A Passage to Bangkok
By Avery Davidson,
Louisiana Farm Bureau Federation
“We’ll hit the stops along the way.
We only stop for the best.”
-Rush A Passage to Bangkok
I have to admit, this is one of the blog posts I’ve been eagerly awaiting the chance to write. Since I started preparing for this trip, Rush’s A Passage to Bangkok has been a steady, relentless earworm in my head. I’m sure I listened to it at least 50 times in the week leading to our departure for Japan.
First, let me speak about Japan. The people here are kind, warm, caring and extremely friendly. They are proud of their history, embrace the present and are poised for the future. Japan is, after all, the world’s 3rd largest economy.
Miyuki Miyazaki, our tour guide for the week, is a petite, diminutive woman with deep, caring eyes and shoulder length raven hair with a few strands of experience mixed in her locks. Her given name translates into “beautiful happiness.” In her words, deeds and treatment of LSU Ag Leadership Class XVI, she exudes the meaning of her name. There was no question she would not answer and was especially kind when someone on the bus incorrectly guessed the meaning for the symbols representing “power” and “rice field.” (The meaning is “man.” A certain author of this very blog volunteered “saké.” I’m not sure Miyazaki-san has stopped giggling at that one.)

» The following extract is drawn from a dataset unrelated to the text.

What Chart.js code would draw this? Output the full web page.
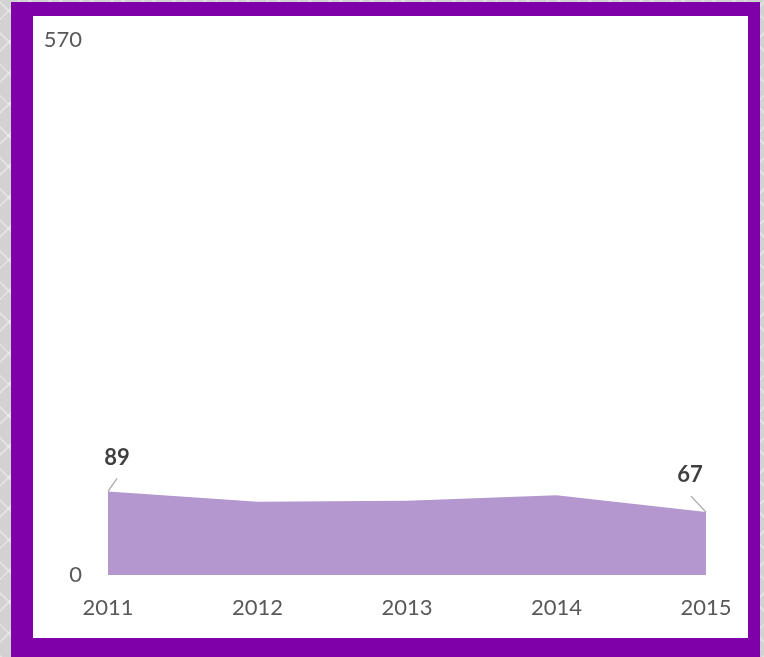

Sota Miyakawa is a healthy man of above average height, strong build and a willingness to share his passion for raising cattle and growing hay. I watched Miyakawa-san and class member Adam Caughern bond over their love of agriculture, especially growing grass. When Caughern told Miyakawa-san that he was a hay farmer, Miyakawa-san quickly pulled aside his jacket to show him the green and yellow logo for his hay processing company. The two were inseparable for the tour.
Miyakawa-san is the manager of Mizuho Beef Farm. The location Class XVI visited is the largest in all of Japan with 6,500 head of cattle all in one location. 1,500 of them are Holstein dairy cattle which board a rotating milking parlor three times daily and give an average of 80 pounds of milk per cow per day. The rest are either purebred Wagyu cattle or Holstein/Wagyu cross; all for beef production. Miyakawa-san smiled the entire time he led the class over hills and through hay barns to show every practice on the operation.
Even when the Japanese people are asking a gaijin television crew shooting for a certain Louisiana based agricultural program to stop taking video, they’re nice… both times they asked that certain crew to stop, they were nice; only making an X with their arms or fingers and bowing politely. We obliged… both times… with only a teardrop on our foreheads and our cheeks a bit more rosy.
But now, we’re at Narita International Airport prepared to say sayonara to Japan. We will remember the food and art, but, most of all, the people. We’re about to board the plane for Bangkok, though I don’t think it’s called the Thailand Express. Once we land, we’ll hit the stops along the way. We only stop for the best.